From the BBC article:
"They give religious guidance and perform important duties at weddings and funerals.
"In return for these duties, they are given donations by laymen. As they are forbidden from handling cash, they are completely reliant on these handouts. Each full moon day, they are also given donations such as robes.
"If they refuse these handouts, they are denying the donor the potential to earn spiritual "credit" - the strongest possible penalty that can be expected from a Buddhist."
What a beautiful thing it is, I thought, to have giving and receiving woven tightly into one's cultural consciousness, and then be aware, daily, of the spiritual need and reward of giving and receiving. Yet this creed is playing into the current situation:
Myint Swe of the BBC Burmese service said the announcement by the monks currently protesting in Burma that they would refuse all donations from the ruling military (most of whom would be Buddhist themselves) was so powerful, because "the government wants the image that they are pious and helping the monks."
(Matt Frei of the BBC wrote a great piece on the Burmese people's lot, and on the grace and courage of Aung San Suu Kyi - read it here.)
But here in the US of A, why is it so hard for many of us to receive?
Back in the day, people HAD to receive in order to survive. Think of the Amish coming together for barn raising. All sorts of agrarian societies in communal plowing, sowing and harvesting. Villages communally raising children.
Has life in modern Western societies removed us so far from this, that many think of receiving as a sort of weakness, a loss of independence - or an obligation to reciprocate? Is this the result of some religious teachings, which stress the virtue of giving - but less conspicuously, on the virtue of receiving? Or could this be tied to self-esteem?
Whatever the reason, I say, from personal experience: give - a smile, a greeting, a helping hand, or something material. But also open up and receive - a compliment, a greeting, a gift, a friendship. Then give in turn once more.
It's a deeply gratifying cycle.
3 comments:
And my lovely co-workers give to me the greatest insights so that I may gain wisdom. You move me.
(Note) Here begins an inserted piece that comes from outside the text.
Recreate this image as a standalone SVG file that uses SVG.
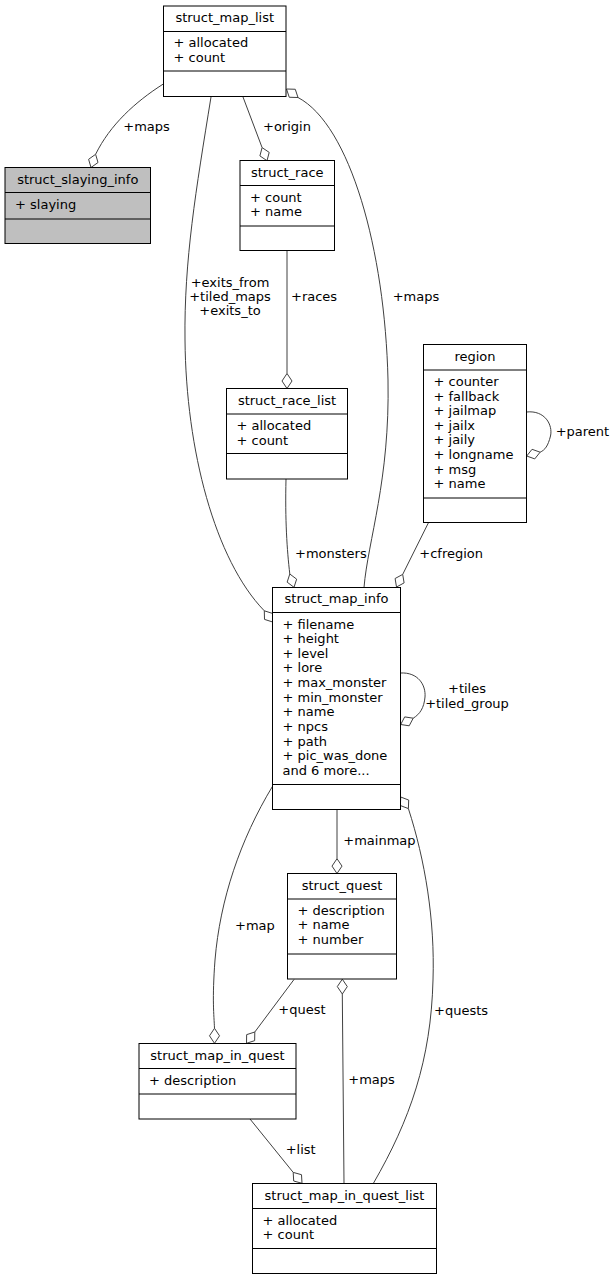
<svg xmlns="http://www.w3.org/2000/svg" width="613" height="1280" viewBox="0 0 613 1280">
<style>
text{font-family:"DejaVu Sans",sans-serif;font-size:13px;fill:#000}
.t{text-anchor:middle}
.box{fill:#fff;stroke:#000;stroke-width:1}
.gray{fill:#bfbfbf}
.ln{fill:none;stroke:#000;stroke-width:1}
.e{fill:none;stroke:#404040;stroke-width:1}
.d{fill:#fff;stroke:#404040;stroke-width:1}
.m{text-anchor:middle}
</style>
<rect width="613" height="1280" fill="#fff"/>
<g id="edges">
<path class="e" d="M163.3,84 C135,102 110,125 95.6,154.3"/>
<polygon class="d" points="91,167.5 98,162.5 95.6,154.3 88.6,159.3"/>
<text x="123.3" y="131">+maps</text>
<path class="e" d="M243,97 L262.1,147.6"/>
<polygon class="d" points="267,160.7 269.2,152.4 262.1,147.6 259.9,155.9"/>
<text x="263" y="131">+origin</text>
<path class="e" d="M211,97 C196,190 184,260 185,340 C186,450 215,560 264.3,610.8"/>
<polygon class="d" points="272.7,622 272.5,613.4 264.3,610.8 264.5,619.4"/>
<text class="m" x="230" y="286.5">+exits_from</text>
<text class="m" x="230" y="300.8">+tiled_maps</text>
<text class="m" x="230" y="315.3">+exits_to</text>
<path class="e" d="M298,97.5 C350,125 385,250 388,380 C390,480 368,540 364,587.5"/>
<polygon class="d" points="286.5,89 289.25,97.25 298,97.5 295.25,89.25"/>
<text x="392.7" y="300.7">+maps</text>
<path class="e" d="M287,250.5 L287,373.5"/>
<polygon class="d" points="287,388.5 292,381 287,373.5 282,381"/>
<text x="291" y="300.7">+races</text>
<path class="e" d="M286,479 C285,520 287,550 289.8,574"/>
<polygon class="d" points="294,587.3 296.65,579.15 289.8,574 287.15,582.15"/>
<text x="295" y="558">+monsters</text>
<path class="e" d="M526.5,412 C545,410 553,425 550.5,436 C548,446 545,450 540.1,452.2"/>
<polygon class="d" points="526.7,456 534.75,458.9 540.1,452.2 532.05,449.3"/>
<text x="555.7" y="436">+parent</text>
<path class="e" d="M428.3,523 L402.7,574.4"/>
<polygon class="d" points="396.5,587 404.1,582.9 402.7,574.4 395.1,578.5"/>
<text x="419.3" y="558">+cfregion</text>
<path class="e" d="M400.5,673 C418,672 426,685 425,697 C424,708 420,714 413.2,718.2"/>
<polygon class="d" points="400.7,724.5 409.2,725.8 413.2,718.2 404.7,716.9"/>
<text class="m" x="467" y="693.3">+tiles</text>
<text class="m" x="467" y="708.3">+tiled_group</text>
<path class="e" d="M272.7,786 C240,840 220,900 215,960 C212,1000 214,1015 214.5,1028.3"/>
<polygon class="d" points="214.5,1043.3 219.5,1035.8 214.5,1028.3 209.5,1035.8"/>
<text x="235" y="930">+map</text>
<path class="e" d="M337,809.5 L337,858.7"/>
<polygon class="d" points="337,873.5 342,866.1 337,858.7 332,866.1"/>
<text x="343.3" y="845">+mainmap</text>
<path class="e" d="M408.4,808.6 C425,860 435,920 433,980 C431,1060 410,1120 373.3,1183.5"/>
<polygon class="d" points="400.7,797 400.4,805.55 408.4,808.6 408.7,800.05"/>
<text x="434" y="1015">+quests</text>
<path class="e" d="M294,979.5 L254.8,1032"/>
<polygon class="d" points="246.5,1043.3 254.65,1040.65 254.8,1032 246.65,1034.65"/>
<text x="278.3" y="1014">+quest</text>
<path class="e" d="M344,1183.5 L342.3,994"/>
<polygon class="d" points="342.3,979.2 347.3,986.6 342.3,994 337.3,986.6"/>
<text x="348.3" y="1084">+maps</text>
<path class="e" d="M250,1119 L293.2,1172.4"/>
<polygon class="d" points="302,1183.3 301.5,1174.7 293.2,1172.4 293.7,1181"/>
<text x="285.7" y="1154.3">+list</text>
</g>
<g id="struct_map_list">
<rect class="box" x="163.5" y="6" width="122.5" height="90.5"/>
<path class="ln" d="M163.5,31.5H286M163.5,71H286"/>
<text class="t" x="224.75" y="22">struct_map_list</text>
<text x="173.5" y="47">+ allocated</text>
<text x="173.5" y="61.6">+ count</text>
</g>
<g id="struct_slaying_info">
<rect class="box gray" x="5" y="167.5" width="145.5" height="76"/>
<path class="ln" d="M5,192.5H150.5M5,219H150.5"/>
<text class="t" x="77.75" y="183.5">struct_slaying_info</text>
<text x="15" y="208.5">+ slaying</text>
</g>
<g id="struct_race">
<rect class="box" x="240" y="160.5" width="94.5" height="90"/>
<path class="ln" d="M240,185.5H334.5M240,226H334.5"/>
<text class="t" x="287.25" y="176.5">struct_race</text>
<text x="250" y="201.5">+ count</text>
<text x="250" y="216.1">+ name</text>
</g>
<g id="struct_race_list">
<rect class="box" x="226.5" y="388.5" width="121" height="90.5"/>
<path class="ln" d="M226.5,414H347.5M226.5,453.5H347.5"/>
<text class="t" x="287" y="404.5">struct_race_list</text>
<text x="236.5" y="430">+ allocated</text>
<text x="236.5" y="444.6">+ count</text>
</g>
<g id="region">
<rect class="box" x="423.5" y="344.5" width="103" height="178"/>
<path class="ln" d="M423.5,370H526.5M423.5,498H526.5"/>
<text class="t" x="475" y="360.5">region</text>
<text x="433.5" y="386">+ counter</text>
<text x="433.5" y="400.6">+ fallback</text>
<text x="433.5" y="415.2">+ jailmap</text>
<text x="433.5" y="429.8">+ jailx</text>
<text x="433.5" y="444.4">+ jaily</text>
<text x="433.5" y="459">+ longname</text>
<text x="433.5" y="473.6">+ msg</text>
<text x="433.5" y="488.2">+ name</text>
</g>
<g id="struct_map_info">
<rect class="box" x="272.5" y="587.5" width="128" height="222"/>
<path class="ln" d="M272.5,612.5H400.5M272.5,784.5H400.5"/>
<text class="t" x="336.5" y="603">struct_map_info</text>
<text x="282.5" y="628.5">+ filename</text>
<text x="282.5" y="643.15">+ height</text>
<text x="282.5" y="657.8">+ level</text>
<text x="282.5" y="672.45">+ lore</text>
<text x="282.5" y="687.1">+ max_monster</text>
<text x="282.5" y="701.75">+ min_monster</text>
<text x="282.5" y="716.4">+ name</text>
<text x="282.5" y="731.05">+ npcs</text>
<text x="282.5" y="745.7">+ path</text>
<text x="282.5" y="760.35">+ pic_was_done</text>
<text x="282.5" y="775">and 6 more...</text>
</g>
<g id="struct_quest">
<rect class="box" x="287.5" y="873.5" width="109" height="105.5"/>
<path class="ln" d="M287.5,899H396.5M287.5,954H396.5"/>
<text class="t" x="342" y="889.5">struct_quest</text>
<text x="297.5" y="914.5">+ description</text>
<text x="297.5" y="929.1">+ name</text>
<text x="297.5" y="943.7">+ number</text>
</g>
<g id="struct_map_in_quest">
<rect class="box" x="139" y="1043.5" width="157" height="75.5"/>
<path class="ln" d="M139,1068.5H296M139,1094H296"/>
<text class="t" x="217.5" y="1059.5">struct_map_in_quest</text>
<text x="149" y="1084.5">+ description</text>
</g>
<g id="struct_map_in_quest_list">
<rect class="box" x="252.5" y="1183.5" width="184" height="90"/>
<path class="ln" d="M252.5,1208.5H436.5M252.5,1248.5H436.5"/>
<text class="t" x="344.5" y="1199.5">struct_map_in_quest_list</text>
<text x="262.5" y="1224.5">+ allocated</text>
<text x="262.5" y="1239">+ count</text>
</g>
</svg>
Yes, for me, too this was the hardest lesson to learn. It is so easy to love, to give. My mother-in-law taught me that my behavior was lessening her gifts to me. I felt so ashamed and unawared. I am getting more graceful with the openness to receive each day. This circle/cycle is a large part of the Hawaiian way. Aloha to you both, good women. Momi
Gillian, this is a great post and so true. I felt tremendous gratitude for all the help I received in preparing to depart for New Zealand. It is a humbling experience and reminds us that we are all connected. I also learned this lesson years ago when I hurt my back and had to rely on friends to clean my apartment and help me cook. Again it was so humbling... but I came to realized that rather than my being an inconvenience, receiving the kindness was a gift of friendship.